**DATA EXCERPT:**
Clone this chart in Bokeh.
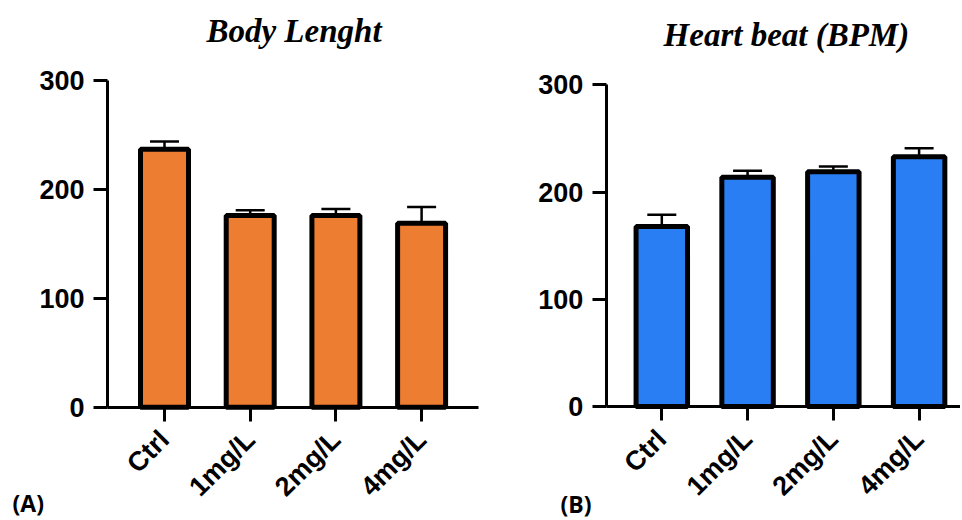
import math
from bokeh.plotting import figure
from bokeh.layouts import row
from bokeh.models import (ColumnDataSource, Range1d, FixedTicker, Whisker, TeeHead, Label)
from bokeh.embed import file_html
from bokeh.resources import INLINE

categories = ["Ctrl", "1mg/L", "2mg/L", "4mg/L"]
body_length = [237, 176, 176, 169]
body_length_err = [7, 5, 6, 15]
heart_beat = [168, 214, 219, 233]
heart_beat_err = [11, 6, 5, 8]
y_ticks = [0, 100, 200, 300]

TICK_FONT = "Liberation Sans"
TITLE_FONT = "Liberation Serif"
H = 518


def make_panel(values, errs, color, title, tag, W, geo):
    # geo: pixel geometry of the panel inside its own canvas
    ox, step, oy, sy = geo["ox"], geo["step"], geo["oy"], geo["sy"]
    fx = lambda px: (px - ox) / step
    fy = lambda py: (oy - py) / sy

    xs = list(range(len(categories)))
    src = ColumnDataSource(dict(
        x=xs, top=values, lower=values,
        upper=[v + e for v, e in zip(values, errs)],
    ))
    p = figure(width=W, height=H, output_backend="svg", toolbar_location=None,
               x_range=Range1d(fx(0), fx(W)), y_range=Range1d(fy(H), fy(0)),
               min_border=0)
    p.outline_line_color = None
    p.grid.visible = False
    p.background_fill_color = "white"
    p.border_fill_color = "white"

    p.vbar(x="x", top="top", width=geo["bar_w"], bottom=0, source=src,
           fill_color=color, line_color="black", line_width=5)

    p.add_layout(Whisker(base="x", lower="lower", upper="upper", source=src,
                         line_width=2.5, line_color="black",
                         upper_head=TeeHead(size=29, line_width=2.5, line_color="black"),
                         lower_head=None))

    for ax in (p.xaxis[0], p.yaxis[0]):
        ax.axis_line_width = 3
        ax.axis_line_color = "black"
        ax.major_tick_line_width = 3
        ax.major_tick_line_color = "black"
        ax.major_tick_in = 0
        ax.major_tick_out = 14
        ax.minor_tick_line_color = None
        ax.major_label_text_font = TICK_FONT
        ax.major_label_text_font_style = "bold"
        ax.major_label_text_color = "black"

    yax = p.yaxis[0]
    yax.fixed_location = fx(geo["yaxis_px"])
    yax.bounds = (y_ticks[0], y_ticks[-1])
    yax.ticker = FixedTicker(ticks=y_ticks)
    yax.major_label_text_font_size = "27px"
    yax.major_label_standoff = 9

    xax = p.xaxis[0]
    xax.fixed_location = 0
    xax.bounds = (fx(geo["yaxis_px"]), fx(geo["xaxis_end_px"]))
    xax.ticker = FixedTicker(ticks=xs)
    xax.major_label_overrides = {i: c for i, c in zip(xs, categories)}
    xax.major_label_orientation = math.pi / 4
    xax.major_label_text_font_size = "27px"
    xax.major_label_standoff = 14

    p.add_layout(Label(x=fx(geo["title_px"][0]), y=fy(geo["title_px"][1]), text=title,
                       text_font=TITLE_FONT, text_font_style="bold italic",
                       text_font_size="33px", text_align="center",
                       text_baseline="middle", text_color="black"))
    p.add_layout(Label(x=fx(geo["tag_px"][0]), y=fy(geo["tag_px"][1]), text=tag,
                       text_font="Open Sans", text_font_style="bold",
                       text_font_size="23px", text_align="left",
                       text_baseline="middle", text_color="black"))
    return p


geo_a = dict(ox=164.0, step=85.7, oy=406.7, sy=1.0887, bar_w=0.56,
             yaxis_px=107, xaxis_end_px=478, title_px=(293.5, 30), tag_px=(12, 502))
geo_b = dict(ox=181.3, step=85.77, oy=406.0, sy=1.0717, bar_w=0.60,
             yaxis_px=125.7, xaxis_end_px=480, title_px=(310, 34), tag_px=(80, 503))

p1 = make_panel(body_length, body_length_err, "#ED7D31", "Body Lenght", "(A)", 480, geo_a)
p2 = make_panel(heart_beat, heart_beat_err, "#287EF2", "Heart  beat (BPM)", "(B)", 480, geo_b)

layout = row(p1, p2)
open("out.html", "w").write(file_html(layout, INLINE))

**EXERCISE:** Retype the whole listing exactly and leave the pictures out.

**RESPONSE BELOW:**
Clone this chart in Bokeh.
import math
from bokeh.plotting import figure
from bokeh.layouts import row
from bokeh.models import (ColumnDataSource, Range1d, FixedTicker, Whisker, TeeHead, Label)
from bokeh.embed import file_html
from bokeh.resources import INLINE

categories = ["Ctrl", "1mg/L", "2mg/L", "4mg/L"]
body_length = [237, 176, 176, 169]
body_length_err = [7, 5, 6, 15]
heart_beat = [168, 214, 219, 233]
heart_beat_err = [11, 6, 5, 8]
y_ticks = [0, 100, 200, 300]

TICK_FONT = "Liberation Sans"
TITLE_FONT = "Liberation Serif"
H = 518


def make_panel(values, errs, color, title, tag, W, geo):
    # geo: pixel geometry of the panel inside its own canvas
    ox, step, oy, sy = geo["ox"], geo["step"], geo["oy"], geo["sy"]
    fx = lambda px: (px - ox) / step
    fy = lambda py: (oy - py) / sy

    xs = list(range(len(categories)))
    src = ColumnDataSource(dict(
        x=xs, top=values, lower=values,
        upper=[v + e for v, e in zip(values, errs)],
    ))
    p = figure(width=W, height=H, output_backend="svg", toolbar_location=None,
               x_range=Range1d(fx(0), fx(W)), y_range=Range1d(fy(H), fy(0)),
               min_border=0)
    p.outline_line_color = None
    p.grid.visible = False
    p.background_fill_color = "white"
    p.border_fill_color = "white"

    p.vbar(x="x", top="top", width=geo["bar_w"], bottom=0, source=src,
           fill_color=color, line_color="black", line_width=5)

    p.add_layout(Whisker(base="x", lower="lower", upper="upper", source=src,
                         line_width=2.5, line_color="black",
                         upper_head=TeeHead(size=29, line_width=2.5, line_color="black"),
                         lower_head=None))

    for ax in (p.xaxis[0], p.yaxis[0]):
        ax.axis_line_width = 3
        ax.axis_line_color = "black"
        ax.major_tick_line_width = 3
        ax.major_tick_line_color = "black"
        ax.major_tick_in = 0
        ax.major_tick_out = 14
        ax.minor_tick_line_color = None
        ax.major_label_text_font = TICK_FONT
        ax.major_label_text_font_style = "bold"
        ax.major_label_text_color = "black"

    yax = p.yaxis[0]
    yax.fixed_location = fx(geo["yaxis_px"])
    yax.bounds = (y_ticks[0], y_ticks[-1])
    yax.ticker = FixedTicker(ticks=y_ticks)
    yax.major_label_text_font_size = "27px"
    yax.major_label_standoff = 9

    xax = p.xaxis[0]
    xax.fixed_location = 0
    xax.bounds = (fx(geo["yaxis_px"]), fx(geo["xaxis_end_px"]))
    xax.ticker = FixedTicker(ticks=xs)
    xax.major_label_overrides = {i: c for i, c in zip(xs, categories)}
    xax.major_label_orientation = math.pi / 4
    xax.major_label_text_font_size = "27px"
    xax.major_label_standoff = 14

    p.add_layout(Label(x=fx(geo["title_px"][0]), y=fy(geo["title_px"][1]), text=title,
                       text_font=TITLE_FONT, text_font_style="bold italic",
                       text_font_size="33px", text_align="center",
                       text_baseline="middle", text_color="black"))
    p.add_layout(Label(x=fx(geo["tag_px"][0]), y=fy(geo["tag_px"][1]), text=tag,
                       text_font="Open Sans", text_font_style="bold",
                       text_font_size="23px", text_align="left",
                       text_baseline="middle", text_color="black"))
    return p


geo_a = dict(ox=164.0, step=85.7, oy=406.7, sy=1.0887, bar_w=0.56,
             yaxis_px=107, xaxis_end_px=478, title_px=(293.5, 30), tag_px=(12, 502))
geo_b = dict(ox=181.3, step=85.77, oy=406.0, sy=1.0717, bar_w=0.60,
             yaxis_px=125.7, xaxis_end_px=480, title_px=(310, 34), tag_px=(80, 503))

p1 = make_panel(body_length, body_length_err, "#ED7D31", "Body Lenght", "(A)", 480, geo_a)
p2 = make_panel(heart_beat, heart_beat_err, "#287EF2", "Heart  beat (BPM)", "(B)", 480, geo_b)

layout = row(p1, p2)
open("out.html", "w").write(file_html(layout, INLINE))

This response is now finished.